Well, it looks like the Hoary Hand of Time finally dragged Progress's lazy bones outta bed to begin the ugly work of turning the neighborhood down the street into Condo-World. The first victim? That venerable old haven for the lonely toper, The Breakaway Tavern. Now truth be told, I rarely went to "the Break", but spiritually it was one of my favorite watering holes. When the Nico-Nazis finally got their way, myself and a fellow investigator poked our collective head into a couple of saloons where we hoped would-be rebels could still take the "pause that refreshes". A week into the ban, we found the Breakaway's bar still equipped with ashtrays and the smell of a freshly stabbed out butt still lingering in the air. None of the three old guys sitting around the bar would cop to being the smoker, but they insisted that we light up, so we did. Nothing happened and "the Break" became one of my favorite Portland places, even if I never went there.
She's been closed since sometime late last year and the boys over at The Bollard wrote her a great, if premature, eulogy. (scroll down to The Breakaway Tavern, July 4th, 2006)

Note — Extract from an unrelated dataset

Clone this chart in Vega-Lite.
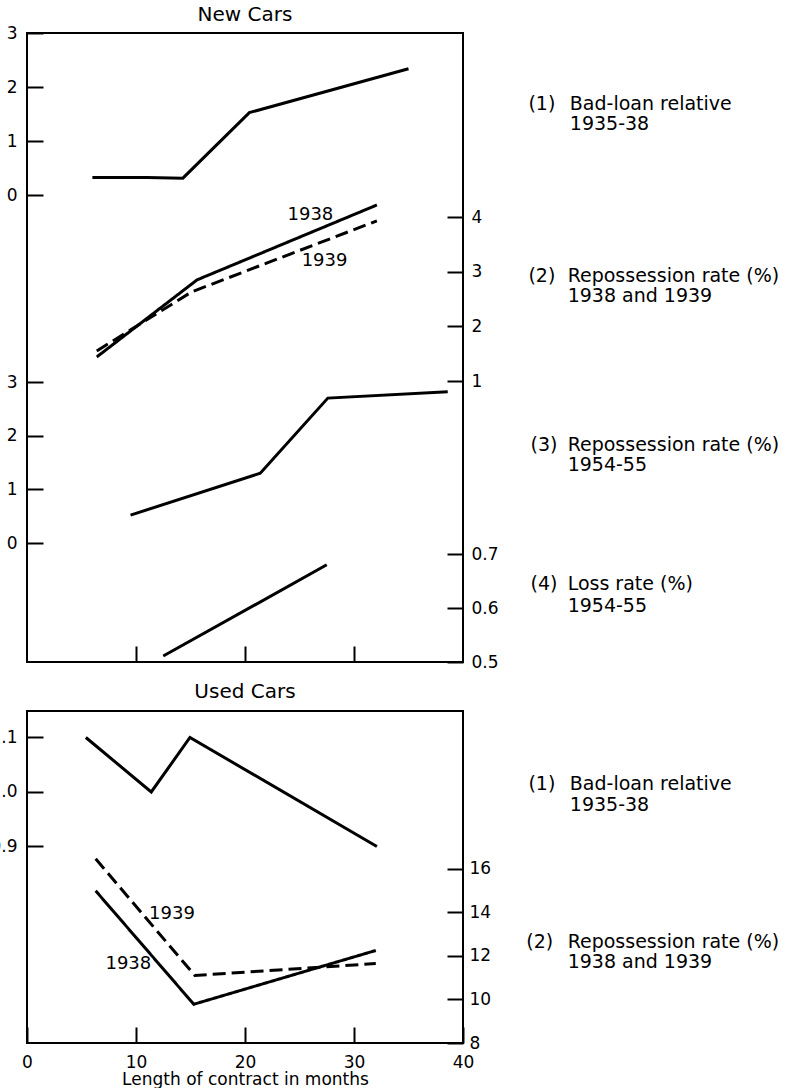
{
  "$schema": "https://vega.github.io/schema/vega-lite/v6.json",
  "padding": {"left": -12, "top": 4, "right": 0, "bottom": 0},
  "spacing": 10,
  "config": {
    "font": "DejaVu Sans",
    "view": {"stroke": "black", "strokeWidth": 2},
    "axis": {
      "domain": false, "grid": false, "ticks": true,
      "tickColor": "black", "tickWidth": 2, "tickSize": -16,
      "labelColor": "black", "labelFont": "DejaVu Sans", "labelFontSize": 17,
      "labelFlush": false, "labelOverlap": false,
      "titleColor": "black", "titleFont": "DejaVu Sans", "titleFontWeight": "normal", "titleFontSize": 17
    },
    "title": {"font": "DejaVu Sans", "fontSize": 20, "fontWeight": "normal", "color": "black", "offset": -1, "frame": "group"},
    "line": {"color": "black", "strokeWidth": 3},
    "text": {"color": "black", "font": "DejaVu Sans"}
  },
  "datasets": {
    "lines": [
      {"key": "new_bad", "year": "all", "month": 6.0, "value": 0.33},
      {"key": "new_bad", "year": "all", "month": 11.0, "value": 0.33},
      {"key": "new_bad", "year": "all", "month": 14.3, "value": 0.32},
      {"key": "new_bad", "year": "all", "month": 20.4, "value": 1.53},
      {"key": "new_bad", "year": "all", "month": 35.0, "value": 2.34},
      {"key": "new_repo", "year": "1938", "month": 6.4, "value": 1.44},
      {"key": "new_repo", "year": "1938", "month": 15.6, "value": 2.85},
      {"key": "new_repo", "year": "1938", "month": 32.1, "value": 4.22},
      {"key": "new_repo", "year": "1939", "month": 6.4, "value": 1.55},
      {"key": "new_repo", "year": "1939", "month": 15.1, "value": 2.63},
      {"key": "new_repo", "year": "1939", "month": 32.1, "value": 3.93},
      {"key": "new_repo54", "year": "all", "month": 9.5, "value": 0.52},
      {"key": "new_repo54", "year": "all", "month": 21.4, "value": 1.30},
      {"key": "new_repo54", "year": "all", "month": 27.6, "value": 2.70},
      {"key": "new_repo54", "year": "all", "month": 38.6, "value": 2.82},
      {"key": "new_loss54", "year": "all", "month": 12.5, "value": 0.511},
      {"key": "new_loss54", "year": "all", "month": 27.5, "value": 0.68},
      {"key": "used_bad", "year": "all", "month": 5.4, "value": 1.10},
      {"key": "used_bad", "year": "all", "month": 11.4, "value": 1.00},
      {"key": "used_bad", "year": "all", "month": 14.95, "value": 1.10},
      {"key": "used_bad", "year": "all", "month": 32.1, "value": 0.90},
      {"key": "used_repo", "year": "1938", "month": 6.3, "value": 14.99},
      {"key": "used_repo", "year": "1938", "month": 15.3, "value": 9.78},
      {"key": "used_repo", "year": "1938", "month": 32.0, "value": 12.25},
      {"key": "used_repo", "year": "1939", "month": 6.3, "value": 16.46},
      {"key": "used_repo", "year": "1939", "month": 15.4, "value": 11.10},
      {"key": "used_repo", "year": "1939", "month": 32.0, "value": 11.65}
    ],
    "notes": [
      {"key": "new_bad", "kind": "tag", "text": "(1)", "month": 46.0, "value": 1.69},
      {"key": "new_bad", "kind": "note", "text": "Bad-loan relative", "month": 49.8, "value": 1.69},
      {"key": "new_bad", "kind": "note", "text": "1935-38", "month": 49.8, "value": 1.32},
      {"key": "new_repo", "kind": "tag", "text": "(2)", "month": 46.0, "value": 2.92},
      {"key": "new_repo", "kind": "note", "text": "Repossession rate (%)", "month": 49.6, "value": 2.92},
      {"key": "new_repo", "kind": "note", "text": "1938 and 1939", "month": 49.6, "value": 2.55},
      {"key": "new_repo", "kind": "year", "text": "1938", "month": 26.0, "value": 4.04},
      {"key": "new_repo", "kind": "year", "text": "1939", "month": 27.3, "value": 3.19},
      {"key": "new_repo54", "kind": "tag", "text": "(3)", "month": 46.2, "value": 1.83},
      {"key": "new_repo54", "kind": "note", "text": "Repossession rate (%)", "month": 49.6, "value": 1.83},
      {"key": "new_repo54", "kind": "note", "text": "1954-55", "month": 49.6, "value": 1.45},
      {"key": "new_loss54", "kind": "tag", "text": "(4)", "month": 46.2, "value": 0.644},
      {"key": "new_loss54", "kind": "note", "text": "Loss rate (%)", "month": 49.6, "value": 0.644},
      {"key": "new_loss54", "kind": "note", "text": "1954-55", "month": 49.6, "value": 0.604},
      {"key": "used_bad", "kind": "tag", "text": "(1)", "month": 46.0, "value": 1.015},
      {"key": "used_bad", "kind": "note", "text": "Bad-loan relative", "month": 49.8, "value": 1.015},
      {"key": "used_bad", "kind": "note", "text": "1935-38", "month": 49.8, "value": 0.976},
      {"key": "used_repo", "kind": "tag", "text": "(2)", "month": 45.8, "value": 12.66},
      {"key": "used_repo", "kind": "note", "text": "Repossession rate (%)", "month": 49.6, "value": 12.66},
      {"key": "used_repo", "kind": "note", "text": "1938 and 1939", "month": 49.6, "value": 11.74},
      {"key": "used_repo", "kind": "year", "text": "1939", "month": 13.3, "value": 13.94},
      {"key": "used_repo", "kind": "year", "text": "1938", "month": 9.3, "value": 11.65}
    ]
  },
  "vconcat": [
    {
      "title": "New Cars",
      "width": 436,
      "height": 629,
      "resolve": {"scale": {"y": "independent"}, "axis": {"y": "independent", "x": "independent"}},
      "layer": [
        {
          "data": {"name": "lines"},
          "transform": [{"filter": "datum.key == 'new_bad'"}],
          "mark": {"type": "line"},
          "encoding": {
            "x": {"field": "month", "type": "quantitative", "scale": {"domain": [0, 40], "nice": false, "zero": false},
                  "axis": {"orient": "bottom", "values": [10, 20, 30], "labels": false, "title": null}},
            "y": {"field": "value", "type": "quantitative", "scale": {"domain": [-8.614, 3], "nice": false, "zero": false},
                  "axis": {"orient": "left", "values": [0, 1, 2, 3], "title": null, "labelPadding": 26, "minExtent": 36, "maxExtent": 36}}
          }
        },
        {
          "data": {"name": "notes"},
          "transform": [{"filter": "datum.key == 'new_bad'"}],
          "mark": {"type": "text", "align": "left", "baseline": "middle", "fontSize": 19},
          "encoding": {
            "x": {"field": "month", "type": "quantitative", "scale": {"domain": [0, 40], "nice": false, "zero": false}, "axis": null},
            "y": {"field": "value", "type": "quantitative", "scale": {"domain": [-8.614, 3], "nice": false, "zero": false}, "axis": null},
            "text": {"field": "text"}
          }
        },
        {
          "data": {"name": "lines"},
          "transform": [{"filter": "datum.key == 'new_repo'"}],
          "mark": {"type": "line"},
          "encoding": {
            "x": {"field": "month", "type": "quantitative", "scale": {"domain": [0, 40], "nice": false, "zero": false}, "axis": null},
            "y": {"field": "value", "type": "quantitative", "scale": {"domain": [-4.14, 7.366], "nice": false, "zero": false},
                  "axis": {"orient": "right", "values": [1, 2, 3, 4], "title": null, "labelPadding": 24}},
            "strokeDash": {"field": "year", "type": "nominal", "scale": {"domain": ["1938", "1939", "all"], "range": [[1, 0], [13, 6], [1, 0]]}, "legend": null}
          }
        },
        {
          "data": {"name": "notes"},
          "transform": [{"filter": "datum.key == 'new_repo' && datum.kind != 'year'"}],
          "mark": {"type": "text", "align": "left", "baseline": "middle", "fontSize": 19},
          "encoding": {
            "x": {"field": "month", "type": "quantitative", "scale": {"domain": [0, 40], "nice": false, "zero": false}, "axis": null},
            "y": {"field": "value", "type": "quantitative", "scale": {"domain": [-4.14, 7.366], "nice": false, "zero": false}, "axis": null},
            "text": {"field": "text"}
          }
        },
        {
          "data": {"name": "notes"},
          "transform": [{"filter": "datum.key == 'new_repo' && datum.kind == 'year'"}],
          "mark": {"type": "text", "align": "center", "baseline": "middle", "fontSize": 18},
          "encoding": {
            "x": {"field": "month", "type": "quantitative", "scale": {"domain": [0, 40], "nice": false, "zero": false}, "axis": null},
            "y": {"field": "value", "type": "quantitative", "scale": {"domain": [-4.14, 7.366], "nice": false, "zero": false}, "axis": null},
            "text": {"field": "text"}
          }
        },
        {
          "data": {"name": "lines"},
          "transform": [{"filter": "datum.key == 'new_repo54'"}],
          "mark": {"type": "line"},
          "encoding": {
            "x": {"field": "month", "type": "quantitative", "scale": {"domain": [0, 40], "nice": false, "zero": false}, "axis": null},
            "y": {"field": "value", "type": "quantitative", "scale": {"domain": [-2.217, 9.503], "nice": false, "zero": false},
                  "axis": {"orient": "left", "values": [0, 1, 2, 3], "title": null, "labelPadding": 26, "minExtent": 36, "maxExtent": 36}}
          }
        },
        {
          "data": {"name": "notes"},
          "transform": [{"filter": "datum.key == 'new_repo54'"}],
          "mark": {"type": "text", "align": "left", "baseline": "middle", "fontSize": 19},
          "encoding": {
            "x": {"field": "month", "type": "quantitative", "scale": {"domain": [0, 40], "nice": false, "zero": false}, "axis": null},
            "y": {"field": "value", "type": "quantitative", "scale": {"domain": [-2.217, 9.503], "nice": false, "zero": false}, "axis": null},
            "text": {"field": "text"}
          }
        },
        {
          "data": {"name": "lines"},
          "transform": [{"filter": "datum.key == 'new_loss54'"}],
          "mark": {"type": "line"},
          "encoding": {
            "x": {"field": "month", "type": "quantitative", "scale": {"domain": [0, 40], "nice": false, "zero": false}, "axis": null},
            "y": {"field": "value", "type": "quantitative", "scale": {"domain": [0.5, 1.665], "nice": false, "zero": false},
                  "axis": {"orient": "right", "values": [0.5, 0.6, 0.7], "format": ".1f", "title": null, "labelPadding": 24}}
          }
        },
        {
          "data": {"name": "notes"},
          "transform": [{"filter": "datum.key == 'new_loss54'"}],
          "mark": {"type": "text", "align": "left", "baseline": "middle", "fontSize": 19},
          "encoding": {
            "x": {"field": "month", "type": "quantitative", "scale": {"domain": [0, 40], "nice": false, "zero": false}, "axis": null},
            "y": {"field": "value", "type": "quantitative", "scale": {"domain": [0.5, 1.665], "nice": false, "zero": false}, "axis": null},
            "text": {"field": "text"}
          }
        }
      ]
    },
    {
      "title": {"text": "Used Cars", "offset": 9},
      "width": 436,
      "height": 332,
      "resolve": {"scale": {"y": "independent"}, "axis": {"y": "independent", "x": "independent"}},
      "layer": [
        {
          "data": {"name": "lines"},
          "transform": [{"filter": "datum.key == 'used_bad'"}],
          "mark": {"type": "line"},
          "encoding": {
            "x": {"field": "month", "type": "quantitative", "scale": {"domain": [0, 40], "nice": false, "zero": false},
                  "axis": {"orient": "bottom", "values": [0, 10, 20, 30, 40], "title": "Length of contract in months", "labelPadding": 27, "titlePadding": 1}},
            "y": {"field": "value", "type": "quantitative", "scale": {"domain": [0.5394, 1.1486], "nice": false, "zero": false},
                  "axis": {"orient": "left", "values": [0.9, 1.0, 1.1], "format": ".1f", "title": null, "labelPadding": 26, "minExtent": 36, "maxExtent": 36}}
          }
        },
        {
          "data": {"name": "notes"},
          "transform": [{"filter": "datum.key == 'used_bad'"}],
          "mark": {"type": "text", "align": "left", "baseline": "middle", "fontSize": 19},
          "encoding": {
            "x": {"field": "month", "type": "quantitative", "scale": {"domain": [0, 40], "nice": false, "zero": false}, "axis": null},
            "y": {"field": "value", "type": "quantitative", "scale": {"domain": [0.5394, 1.1486], "nice": false, "zero": false}, "axis": null},
            "text": {"field": "text"}
          }
        },
        {
          "data": {"name": "lines"},
          "transform": [{"filter": "datum.key == 'used_repo'"}],
          "mark": {"type": "line"},
          "encoding": {
            "x": {"field": "month", "type": "quantitative", "scale": {"domain": [0, 40], "nice": false, "zero": false}, "axis": null},
            "y": {"field": "value", "type": "quantitative", "scale": {"domain": [8, 23.25], "nice": false, "zero": false},
                  "axis": {"orient": "right", "values": [8, 10, 12, 14, 16], "title": null, "labelPadding": 22}},
            "strokeDash": {"field": "year", "type": "nominal", "scale": {"domain": ["1938", "1939", "all"], "range": [[1, 0], [13, 6], [1, 0]]}, "legend": null}
          }
        },
        {
          "data": {"name": "notes"},
          "transform": [{"filter": "datum.key == 'used_repo' && datum.kind != 'year'"}],
          "mark": {"type": "text", "align": "left", "baseline": "middle", "fontSize": 19},
          "encoding": {
            "x": {"field": "month", "type": "quantitative", "scale": {"domain": [0, 40], "nice": false, "zero": false}, "axis": null},
            "y": {"field": "value", "type": "quantitative", "scale": {"domain": [8, 23.25], "nice": false, "zero": false}, "axis": null},
            "text": {"field": "text"}
          }
        },
        {
          "data": {"name": "notes"},
          "transform": [{"filter": "datum.key == 'used_repo' && datum.kind == 'year'"}],
          "mark": {"type": "text", "align": "center", "baseline": "middle", "fontSize": 18},
          "encoding": {
            "x": {"field": "month", "type": "quantitative", "scale": {"domain": [0, 40], "nice": false, "zero": false}, "axis": null},
            "y": {"field": "value", "type": "quantitative", "scale": {"domain": [8, 23.25], "nice": false, "zero": false}, "axis": null},
            "text": {"field": "text"}
          }
        }
      ]
    }
  ]
}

I happened to be walking by as the wrecking ball took it's first bites.

But when the Lord closes a door, He sometimes opens a little window. And this particular window opened just to the left and down the street from the Breakaway's gaping maw, over on Middle Street and right next door to Hugo's.
Rabelais Books opened for business today, specializing in new, used, rare and antiquarian books focusing on the prandial arts. That's right: cooking books, eating books, drinking books, feasting books, fasting books and everything-in-between books. Metro racks and stainless steel prep tables are a tip-off that we're in the comestibles department and the place has a light and airy feel for a book shop. This might be partially due to the many as yet unpacked boxes (and the promise of still more stock to come). Or maybe it's just the big store-front windows.
Proprietors Don and Samantha, currently living in far away Alfred, couldn't have been nicer. They even flagged me down an hour later as I walked passed to return one of my errant cufflinks.
So what's in store for the reader that heads into the store? If you're a foodie, give yourself some time for a nice long browse. You'll find some newly published stuff you didn't know you wanted, some recently published things you meant to buy a while ago, and some well maintained old favorites that you'd all but forgotten about. And happily this seems to be a Rachael Ray-free-zone, and I didn't see any other Food Network shwag junking up the place either.
If you're a collector, tell Don where your interests lie and he'll lead you around to where he's got the choice bits squirreled away. Man! Has he got some stuff! A 3rd edition Omar Kayyam, comes to mind as does a pristine copy of The Full and By. Not to mention a 1st (American) edition of The Alice B. Toklas Cookbook. Ditto the Savoy Cocktail Book. A couple of copies of the Stork Club Bar Book were in the same cabinet as a boxed set of Charles Baker's South American Gentleman's Companion. (I jokingly asked Don how much he wanted for just the box and without missing a beat he said that I could have it for $250 and he'd throw the books in for nothing.)
A 1928 edition of Jerry Thomas' Bon Vivant's Companion, did you say, the Herbert Asbury edition?
Yeah. He's got that too.

And if you're looking for the street address, it's 86 Middle Street.
Yes, that's right, as in the restaurant shorthand for stuff we ran out of.

So there you have it, a city's Karmic balance at work. So long Breakaway, Welcome Rabelais.